Quoi qu’il en soit, l’homme est responsable de ce qu’il fait, d’où l’existence du Jour du Jugement, du paradis et de l’enfer. Et Allâh n’est injuste envers personne : « En vérité, Allâh n’est point injuste à l’égard des gens, mais ce sont les gens qui font du tort à eux-mêmes. », s.10 Yoûnous, v.44.
Certaines personnes sont en effet injustes envers elles-mêmes, tandis que d’autres portent préjudice à autrui. Les opprimés et les démunis devraient savoir à qui s’adresser, non seulement pour obtenir gain de cause, mais également pour trouver un soutien infaillible : Al-Jabbâr.
Al-Jabbâr : La Source de réconfort
Allâh, Al-Jabbâr, est également Celui Qui console et apaise le cœur des opprimés. À l’image d’« al-jabîra » (l’attelle) qui immobilise l’os fracturé en vue de le consolider, Al-Jabbâr réconforte et soutient les âmes peinées, humiliées et orphelines. Ceux et celles qui cherchent refuge auprès d’Al-Jabbâr sont sûrs de trouver le réconfort souhaité. Le Prophète a indiqué que les personnes faibles et terrifiées trouvaient un asile inviolable auprès d’Al-Jabbâr, et il ne manquait pas de formuler cette invocation : « Ô Allâh ! Tu es Le Seul Qui soulage les affligés. » Placer sa confiance en nul autre qu’Al-Jabbâr et chercher refuge auprès de Lui sont les clés du vrai réconfort. Le Coran interpelle son lecteur : « N’est-ce pas Lui Qui répond à l’angoissé quand il L’invoque, et Qui enlève le mal […] ? », s.27 An-Naml (Les Fourmis), v.62.

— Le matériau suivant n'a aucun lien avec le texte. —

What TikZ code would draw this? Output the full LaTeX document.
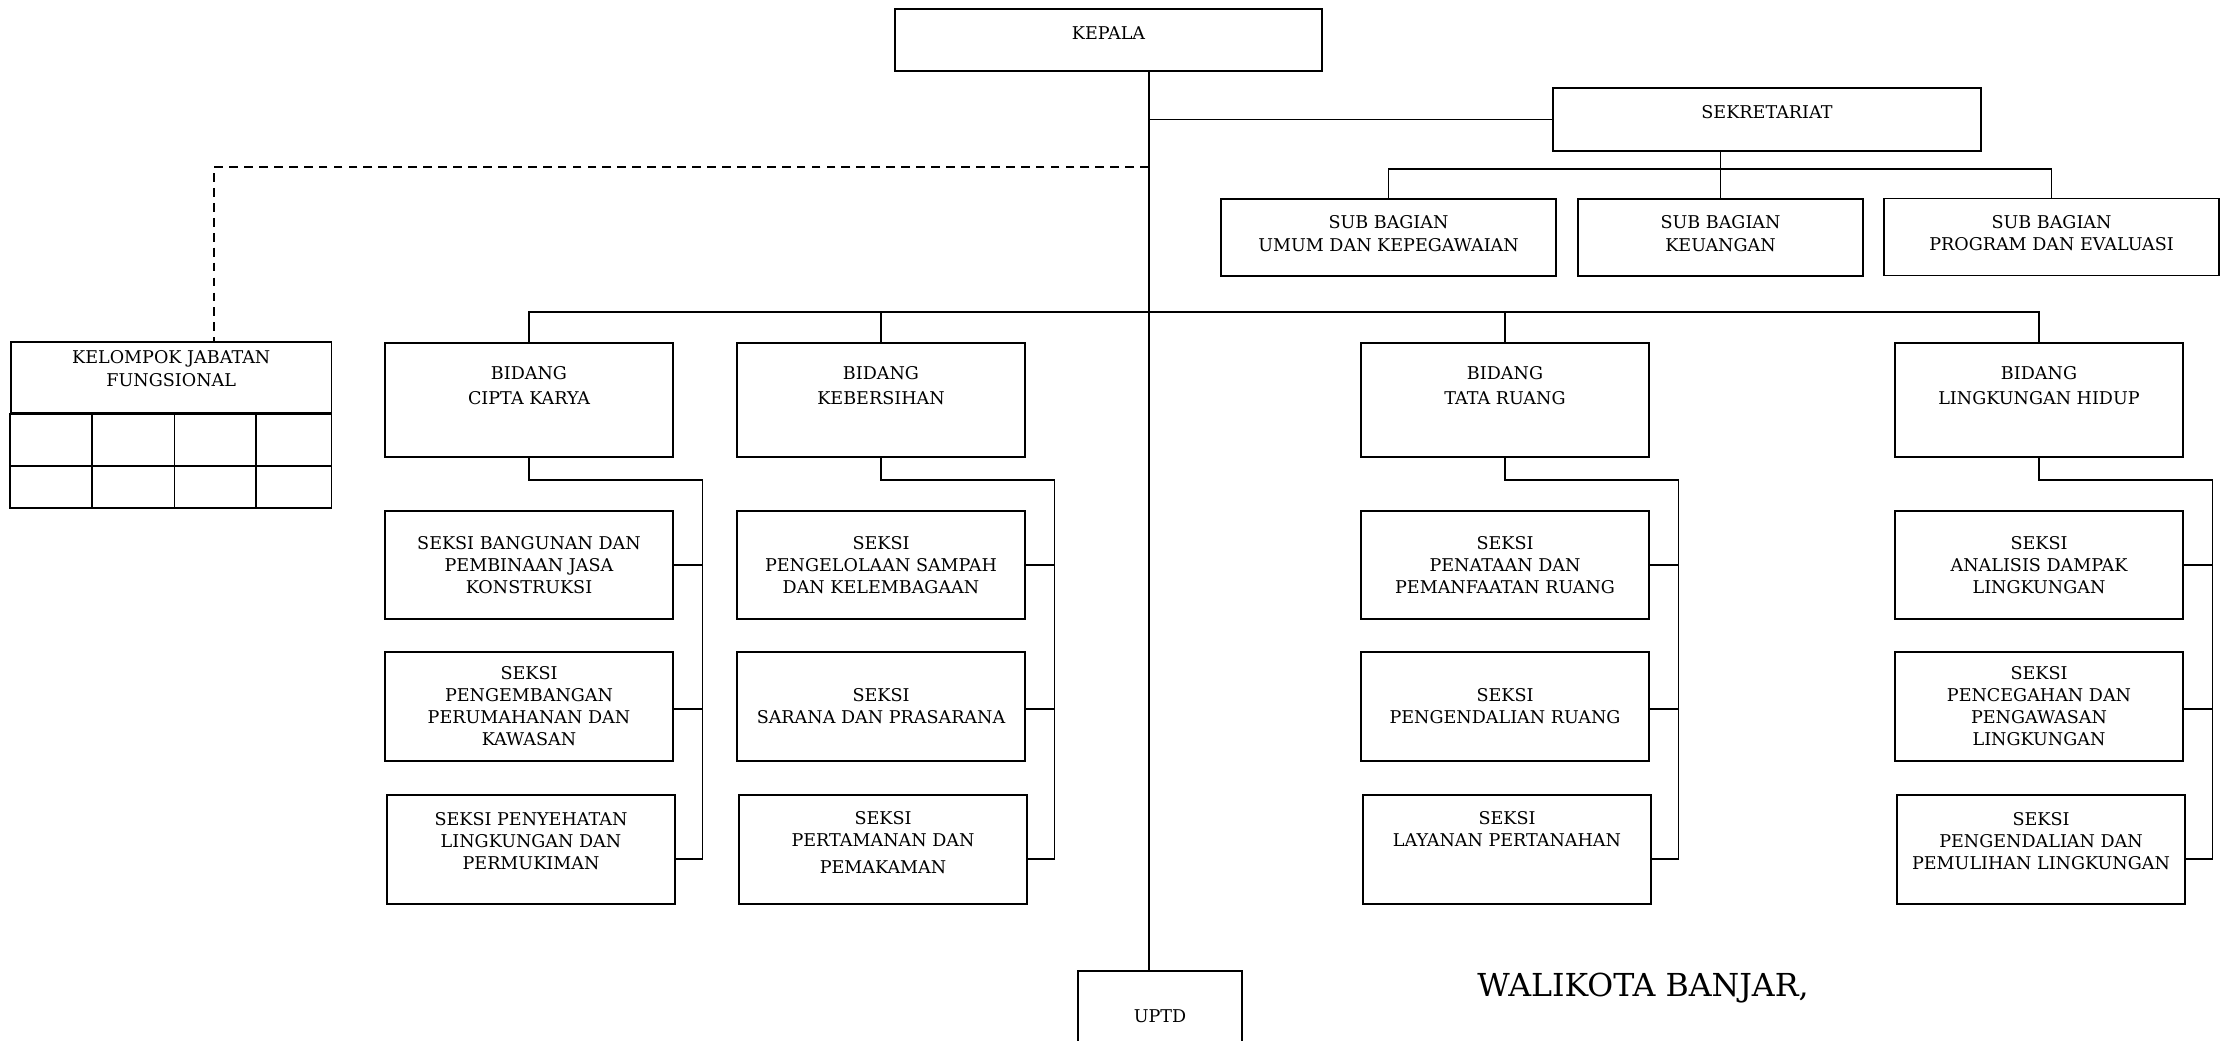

Que ceux qui sont en détresse se rappellent l’exemple de la mère de Moûssâ (Moïse) . Angoissée à l’idée de perdre son nouveau-né à jamais, elle s’en remit à Allâh, Al-Jabbâr, Qui lui fit savoir : « […] “Allaite-le. Et quand tu craindras pour lui, jette-le dans le flot. Et n’aie pas peur et ne t’attriste pas : Nous te le rendrons et ferons de lui un Messager.” », s.28 Al-Qaçaç (Le Récit), v.7. Le doute gagna malgré tout la mère terrifiée ; Dieu décrit son état : « Et le cœur de la mère de Moïse devint vide. Peu s’en fallut qu’elle ne divulguât tout, si Nous n’avions pas renforcé son cœur pour qu’elle restât du nombre des croyants. », s.28 Al-Qaçaç (Le Récit), v.10. Non seulement Dieu la rassura en lui indiquant la voie à suivre, mais Il soutint également son cœur dans la patience de manière à ce qu’elle ne flanchât pas dans sa décision. L’engagement de Dieu ne tarda pas ensuite à se concrétiser : « Ainsi Nous le rendîmes à sa mère, afin que son œil se réjouisse, qu’elle ne s’affligeât pas et qu’elle sût que la promesse d’Allâh est vraie. Mais la plupart d’entre eux ne savent pas. », s.28 Al-Qaçaç (Le Récit), v.13.
Cet exemple montre bien comment Al-Jabbâr soutient et réconforte les cœurs peinés. L’être humain doit s’en inspirer pour espérer bénéficier de l’assistance de Dieu au Jour de la Résurrection.
Imprégnation du nom divin « Al-Jabbâr »
Le nom divin « Al-Jabbâr » est un attribut qui ne sied qu’à Allâh . En comprenant sa portée, le croyant ajuste sa volonté à celle de Dieu de manière à profiter pleinement des situations qui s’imposent à lui. Avoir conscience qu’Allâh est Al-Jabbâr doit également encourager l’individu à reconnaître sa part de responsabilité dans les choix qu’il fait dans sa vie.
Même si cet attribut ne s’applique qu’à Allâh , l’être humain peut néanmoins essayer de s’inspirer de la dernière signification, à savoir le fait d’être une source de réconfort pour ses semblables. La gentillesse et l’empathie sont des qualités à développer dans les relations humaines. Réconforter son prochain en détresse par une parole affectueuse et apaisante peut lui redonner le sourire et l’aider à traverser plus sereinement une épreuve difficile.
En définitive, « Al-Jabbâr » est un attribut divin propre à Allâh dans la mesure où il décrit des caractéristiques de perfection qui ne laissent aucune place à l’anthropomorphisme. S’imprégner des sens d’« Al-Jabbâr » revient donc essentiellement à accepter la volonté divine en y trouvant refuge, pour tirer le meilleur de son existence en termes de piété et de patience.